2026年度入試の一般選抜シーズンが迫ってきている。国公立大学の志望動向について、河合塾教育研究開発本部で主席研究員を務める近藤治さんに聞いた。(野村麻里子)
国立・公立で志望に差は見られず
河合塾による「第2回全統共通テスト模試」の集計データ(8月実施)では、国公立大の志望者数は前年度比101%とほぼ変わらない。24~26年の受験生人口はほぼ横ばいで、27年からまた下がる。
25年度入試は、公立が国立より人気があった。25年度の大学入学共通テストで初実施となった「情報Ⅰ」は、国立はほぼ必須だったが、公立の導入状況は半分程度。「6教科8科目受験に自信がない人や平均点が上がった共通テストで失敗した人は、少ない科目で受験できる公立を選ぶ傾向が見られました」
現段階では国公で志望状況の差はない。「ですが、26年度の共通テストが難化した場合は、科目負担が少ない大学が多い公立大学の人気が高まるかもしれません」
東大の志望者減、安全志向が垣間見え
地区別で見ると、東北97%、近畿98%と若干減少しているものの、志望状況は例年並み。
個別大学を見ると、東京大が95%と減少が目立つ。理科三類以外の各科類で第1段階選抜の通過ラインが引き上げられた影響で、25年度入試でも1000人ほど志願者が減った。
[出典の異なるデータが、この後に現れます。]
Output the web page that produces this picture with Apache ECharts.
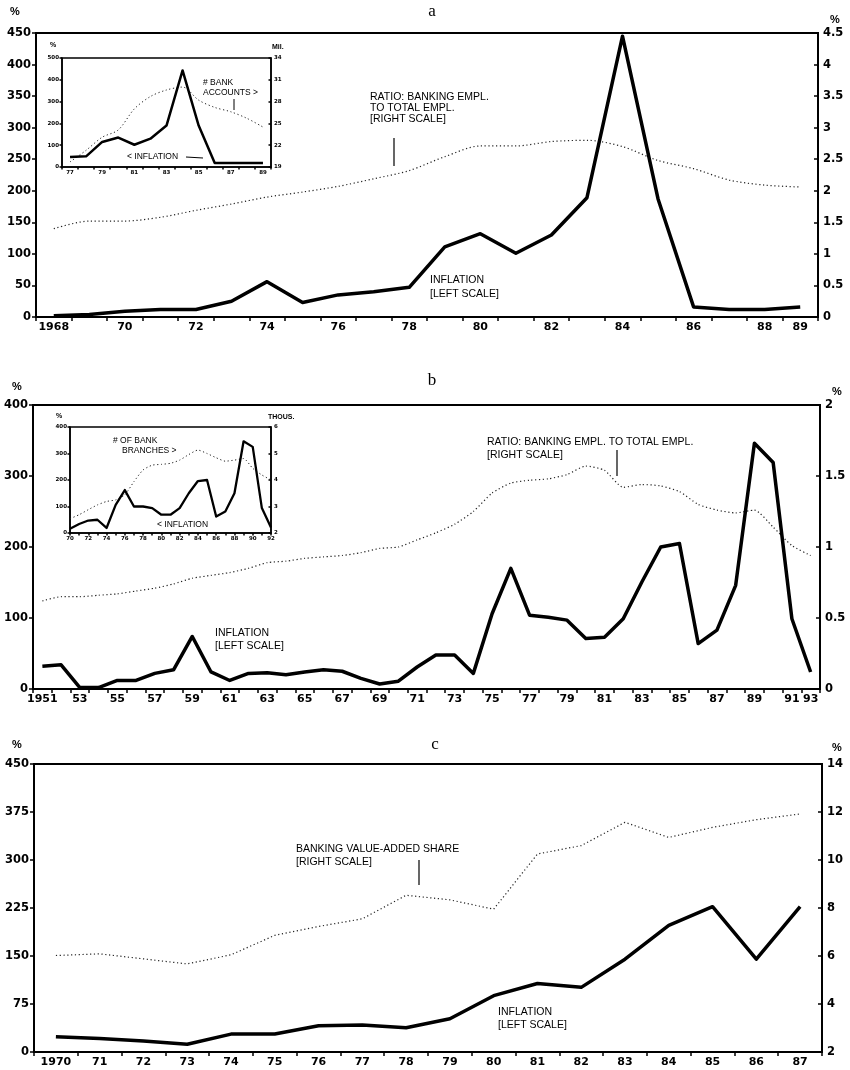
<!DOCTYPE html>
<html>
<head>
<meta charset="utf-8">
<title>Inflation and banking</title>
<script src="https://cdn.jsdelivr.net/npm/echarts@6/dist/echarts.min.js"></script>
<style>
  html, body { margin: 0; padding: 0; background: #fff; }
  #main { width: 850px; height: 1070px; }
</style>
</head>
<body>
<div id="main"></div>
<script>
// ---- panel a : 1968-89 ----
var yearsA = [1968,1969,1970,1971,1972,1973,1974,1975,1976,1977,1978,1979,1980,1981,1982,1983,1984,1985,1986,1987,1988,1989];
var inflationA = [2,4,9,12,12,25,56,23,35,40,47,111,132,101,130,189,445,187,16,12,12,16];
var ratioA = [1.40,1.52,1.52,1.58,1.69,1.79,1.90,1.98,2.07,2.19,2.32,2.54,2.71,2.71,2.78,2.80,2.70,2.48,2.35,2.17,2.09,2.06];

// inset a : 1977-89
var yearsAi = [1977,1978,1979,1980,1981,1982,1983,1984,1985,1986,1987,1988,1989];
var inflationAi = [46,49,115,135,102,130,190,443,190,18,18,18,18];
var accountsAi = [19.7,21.3,23.1,24.1,27.0,28.7,29.6,30.0,28.2,27.2,26.6,25.7,24.5];
var accountsTicks = [19,22,25,28,31,34];

// ---- panel b : 1951-93 ----
var yearsB = [1951,1952,1953,1954,1955,1956,1957,1958,1959,1960,
              1961,1962,1963,1964,1965,1966,1967,1968,1969,1970,
              1971,1972,1973,1974,1975,1976,1977,1978,1979,1980,
              1981,1982,1983,1984,1985,1986,1987,1988,1989,1990,1991,1993];
var inflationB = [32,34,2,2,12,12,22,27,74,24,
                  12,22,23,20,24,27,25,15,7,11,
                  31,48,48,22,106,170,104,101,97,71,
                  73,99,151,200,205,64,83,146,346,319,99,24];
var ratioB = [0.62,0.65,0.65,0.66,0.67,0.69,0.71,0.74,0.78,0.80,
              0.82,0.85,0.89,0.90,0.92,0.93,0.94,0.96,0.99,1.00,
              1.05,1.10,1.16,1.25,1.38,1.45,1.47,1.48,1.51,1.57,
              1.54,1.42,1.44,1.43,1.39,1.30,1.26,1.24,1.26,1.14,1.01,0.94];

// inset b : 1970-92
var yearsBi = [1970,1971,1972,1973,1974,1975,1976,1977,1978,1979,1980,1981,1982,1983,1984,1985,1986,1987,1988,1989,1990,1991,1992];
var inflationBi = [16,34,47,50,19,106,162,100,100,94,69,69,94,150,196,200,62,81,150,346,325,94,21];
var branchesBi = [2.54,2.69,2.88,3.06,3.19,3.25,3.44,3.94,4.38,4.56,4.59,4.63,4.75,4.96,5.13,5.00,4.84,4.71,4.75,4.81,4.44,4.19,4.00];

// ---- panel c : 1970-87 ----
var yearsC = [1970,1971,1972,1973,1974,1975,1976,1977,1978,1979,1980,1981,1982,1983,1984,1985,1986,1987];
var inflationC = [24,21,17,12,28,28,41,42,38,52,88,107,101,145,198,227,145,227];
var shareC = [6.02,6.09,5.88,5.67,6.05,6.86,7.23,7.55,8.53,8.34,7.95,10.25,10.6,11.57,10.94,11.36,11.68,11.92];

var FONT = '"Liberation Sans", Arial, sans-serif';
var TICKFONT = '"DejaVu Sans", sans-serif';
var BLACK = '#000';

function yr2(v, i) { return i === 0 ? String(v) : String(v).slice(2); }

function catAxis(grid, years, opts) {
    return {
        gridIndex: grid, type: 'category', data: years.map(String),
        boundaryGap: opts.gap !== false,
        axisLine: { show: true, lineStyle: { color: BLACK, width: opts.lw || 2 } },
        axisTick: { show: true, interval: 0, length: opts.tick || 4, lineStyle: { color: BLACK, width: 1.5 } },
        axisLabel: { interval: opts.show, formatter: opts.fmt || yr2, margin: opts.margin || 5,
                     fontSize: opts.fs || 11, fontWeight: 'bold', color: BLACK, fontFamily: TICKFONT },
        splitLine: { show: false }, z: opts.z || 2
    };
}

function valAxis(grid, pos, min, max, interval, opts) {
    opts = opts || {};
    var ax = {
        gridIndex: grid, type: 'value', position: pos, min: min, max: max,
        axisLine: { show: true, lineStyle: { color: BLACK, width: opts.lw || 2 } },
        axisTick: { show: true, length: opts.tick || 4, inside: pos === 'right', lineStyle: { color: BLACK, width: 1.5 } },
        axisLabel: { margin: opts.margin || 5, fontSize: opts.fs || 11.5, fontWeight: 'bold', color: BLACK, fontFamily: TICKFONT },
        splitLine: { show: false }, z: opts.z || 2
    };
    if (interval) ax.interval = interval;
    if (opts.ticks) {
        ax.axisLabel.customValues = opts.ticks;
        ax.axisTick.customValues = opts.ticks;
    }
    return ax;
}

function line(x, y, data, kind, width, smooth, z) {
    return {
        type: 'line', xAxisIndex: x, yAxisIndex: y, data: data,
        symbol: 'none', smooth: smooth || false, z: z || 3, silent: true,
        lineStyle: { color: kind === 'dot' ? '#222' : BLACK, width: width,
                     type: kind === 'dot' ? [1.2, 2.6] : 'solid', join: 'round' }
    };
}

function txt(x, y, s, size, extra) {
    var el = { type: 'text', x: x, y: y, z: 50,
        style: { text: s, font: (size || 10.5) + 'px ' + FONT, fill: BLACK, verticalAlign: 'middle', align: 'left' } };
    if (extra) for (var k in extra) el.style[k] = extra[k];
    return el;
}
function seg(x1, y1, x2, y2, w) {
    return { type: 'line', z: 50, shape: { x1: x1, y1: y1, x2: x2, y2: y2 }, style: { stroke: BLACK, lineWidth: w || 1.2 } };
}

var gridStyle = { show: true, borderColor: BLACK, borderWidth: 2, backgroundColor: 'transparent' };
var small = { fs: 5.5, tick: 2.5, lw: 1.5, margin: 3, z: 12 };

var option = {
    animation: false,
    backgroundColor: '#fff',
    grid: [
        Object.assign({ left: 36, right: 32, top: 33, height: 284 }, gridStyle),
        Object.assign({ left: 62, right: 579, top: 58, height: 109, z: 10 }, gridStyle, { borderWidth: 1.5 }),
        Object.assign({ left: 33, right: 30, top: 405, height: 284 }, gridStyle),
        Object.assign({ left: 70, right: 579, top: 427, height: 106, z: 10 }, gridStyle, { borderWidth: 1.5 }),
        Object.assign({ left: 34, right: 28, top: 764, height: 288 }, gridStyle)
    ],
    xAxis: [
        catAxis(0, yearsA, { show: function (i, v) { return (+v) % 2 === 0 || +v === 1989; } }),
        catAxis(1, yearsAi, Object.assign({ show: function (i, v) { return (+v) % 2 === 1; },
                                            fmt: function (v) { return v.slice(2); } }, small)),
        catAxis(2, yearsB, { show: function (i) { return i % 2 === 0 || i === yearsB.length - 1; } }),
        catAxis(3, yearsBi, Object.assign({ gap: false, show: function (i, v) { return (+v) % 2 === 0; },
                                            fmt: function (v) { return v.slice(2); } }, small)),
        catAxis(4, yearsC, { show: 0 })
    ],
    yAxis: [
        valAxis(0, 'left', 0, 450, 50),
        valAxis(0, 'right', 0, 4.5, 0.5),
        valAxis(1, 'left', 0, 500, 100, small),
        valAxis(1, 'right', 19, 34, null, Object.assign({ ticks: accountsTicks }, small)),
        valAxis(2, 'left', 0, 400, 100),
        valAxis(2, 'right', 0, 2, 0.5),
        valAxis(3, 'left', 0, 400, 100, small),
        valAxis(3, 'right', 2, 6, 1, small),
        valAxis(4, 'left', 0, 450, 75),
        valAxis(4, 'right', 2, 14, 2)
    ],
    series: [
        line(0, 1, ratioA, 'dot', 1.2, 0.3),
        line(0, 0, inflationA, 'solid', 3.5),
        line(1, 3, accountsAi, 'dot', 1, 0.3, 13),
        line(1, 2, inflationAi, 'solid', 2.5, false, 13),
        line(2, 5, ratioB, 'dot', 1.2, 0.2),
        line(2, 4, inflationB, 'solid', 3.5),
        line(3, 7, branchesBi, 'dot', 1, 0.2, 13),
        line(3, 6, inflationBi, 'solid', 2.3, false, 13),
        line(4, 9, shareC, 'dot', 1.2),
        line(4, 8, inflationC, 'solid', 3.5)
    ],
    graphic: [
        // panel a
        txt(432, 12, 'a', 17, { font: '17px "Liberation Serif", serif', align: 'center' }),
        txt(10, 12, '%', 11, { font: 'bold 11px ' + FONT }),
        txt(830, 20, '%', 11, { font: 'bold 11px ' + FONT }),
        txt(370, 97, 'RATIO: BANKING EMPL.'),
        txt(370, 108, 'TO TOTAL EMPL.'),
        txt(370, 119, '[RIGHT SCALE]'),
        seg(394, 138, 394, 166),
        txt(430, 280, 'INFLATION'),
        txt(430, 294, '[LEFT SCALE]'),
        // inset a
        txt(50, 45, '%', 7, { font: 'bold 7px ' + FONT }),
        txt(272, 47, 'Mil.', 7, { font: 'bold 7px ' + FONT }),
        txt(203, 83, '# BANK', 8.5),
        txt(203, 93, 'ACCOUNTS >', 8.5),
        seg(234, 99, 234, 110, 1),
        txt(127, 157, '< INFLATION', 8.5),
        seg(186, 157, 203, 158, 1),
        // panel b
        txt(432, 381, 'b', 17, { font: '17px "Liberation Serif", serif', align: 'center' }),
        txt(12, 387, '%', 11, { font: 'bold 11px ' + FONT }),
        txt(832, 392, '%', 11, { font: 'bold 11px ' + FONT }),
        txt(487, 442, 'RATIO: BANKING EMPL. TO TOTAL EMPL.'),
        txt(487, 455, '[RIGHT SCALE]'),
        seg(617, 450, 617, 476),
        txt(215, 633, 'INFLATION'),
        txt(215, 646, '[LEFT SCALE]'),
        // inset b
        txt(56, 416, '%', 7, { font: 'bold 7px ' + FONT }),
        txt(268, 417, 'THOUS.', 7, { font: 'bold 7px ' + FONT }),
        txt(113, 441, '# OF BANK', 8.5),
        txt(122, 451, 'BRANCHES >', 8.5),
        txt(157, 525, '< INFLATION', 8.5),
        // panel c
        txt(435, 745, 'c', 17, { font: '17px "Liberation Serif", serif', align: 'center' }),
        txt(12, 745, '%', 11, { font: 'bold 11px ' + FONT }),
        txt(832, 748, '%', 11, { font: 'bold 11px ' + FONT }),
        txt(296, 849, 'BANKING VALUE-ADDED SHARE'),
        txt(296, 862, '[RIGHT SCALE]'),
        seg(419, 860, 419, 885),
        txt(498, 1012, 'INFLATION'),
        txt(498, 1025, '[LEFT SCALE]')
    ]
};

var chart = echarts.init(document.getElementById('main'), null, { renderer: 'canvas' });
chart.setOption(option);
</script>
</body>
</html>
「26年度入試の受験生は極端な強気傾向は見られず、東大は敬遠しがちな様子。最近の傾向を見ると、頑張って上を目指すよりも、そこそこ頑張れば入れる大学はどこかを考える受験生が多いのかもしれません。ただし、夏の段階のデータなので、これから先増えていく可能性はあります」
一方で、北海道大学106%、九州大学102%など、エリア内の最難関を目指す動きもある。「東大は日本のトップ。地方の優秀な受験生が、東大受験を避けて旧帝大を狙う動きが出ているようです」
東北大は、英教育誌タイムズ・ハイヤー・エデュケーション(THE)による大学ランキング日本版で5回連続首位、文科省による「国際卓越研究大学」の第1号に選ばれるなど、注目が集まっているが、志望者は前年比97%だった。「数値には表れていませんが、関東地区からの受験生が増えています。東北大を目指す東北地区の受験生は、関東の受験生が増えて受験しづらい状況が生まれているかもしれません」
一橋大の人気が突出
なかでも、一橋大が116%と大幅な伸びを見せている。「このレベルの大学で、新学部を設けたり、入試科目を変えたりしているわけでもないのに、ここまで増加することはあまりありません」
要因にあるのが、法・経済・商、社会、データサイエンスなどの「社会科学系」の人気上昇。「一橋大と言えば、社会科学系の大学の名門。東大を避ける傾向とあいまって、志望者数が増えていると考えられます」
京都大も96%と少し減少傾向だが、ここ数年増加傾向だったため、「反動が出た結果だ」という。
社会科学系が増加傾向
学部系統別で見ると、文理それぞれの志望者数は昨年と比べ大きな変化はない。3~4年前は、理系が増え、文系が減少していた。文系の中では法・政治103%、経済・経営・商103%など、社会科学系が増えている。
文・人文は98%と微減だった。「女子の受験生が多い系統です。ここ数年、女子は顕著に減っています」
看護など資格志向が薄まり
理系は、ほぼ前年並み。医療系は、最難関の医学部医学科が微増の101%、歯学は4年連続で増え104%。一方で、薬93%、看護95%、医療技術・他95%はかなり減少傾向を示している。
「資格志向が薄まっています。景気がそんなに悪くない、就職状況が悪化していないと、実学系の社会科学、工学、農学の人気が出ます。不況になると、家政、看護など医療、教員養成といった資格に結びつく学部系統が増えます。受験生の目には、今はそんなに不況だと見えていないようです」
一番関心がある学部を選ぼう
注意したいのは、受験生が就職活動をする4~5年後、「不況じゃない状況が続いている」とは限らない。2008年に起きたリーマン・ショックでは、売り手市場が一転、内定取り消しが続出し、2010年大学卒業者の就職率は60.8%まで減少した。
「就職に有利だと思って進学しても、今後どうなるかはわかりません。将来を考えるのは大切ですが、とらわれ過ぎてもよくない。例えば『友達が経済学部を受験するから自分も同じようにしとこう』など、周りを見て考えるのでなく、自分自身が興味関心をもてる学部を一番に選ぶようにしましょう」



















こんどう・おさむ
学校法人河合塾 教育研究開発本部主席研究員。河合塾入塾後、教育情報分析部門で大学入試動向分析や進学情報誌の編集に携わる。教育情報部部長、中部本部長などを経て、2021年4月から現職。情報発信や講演も多数実施。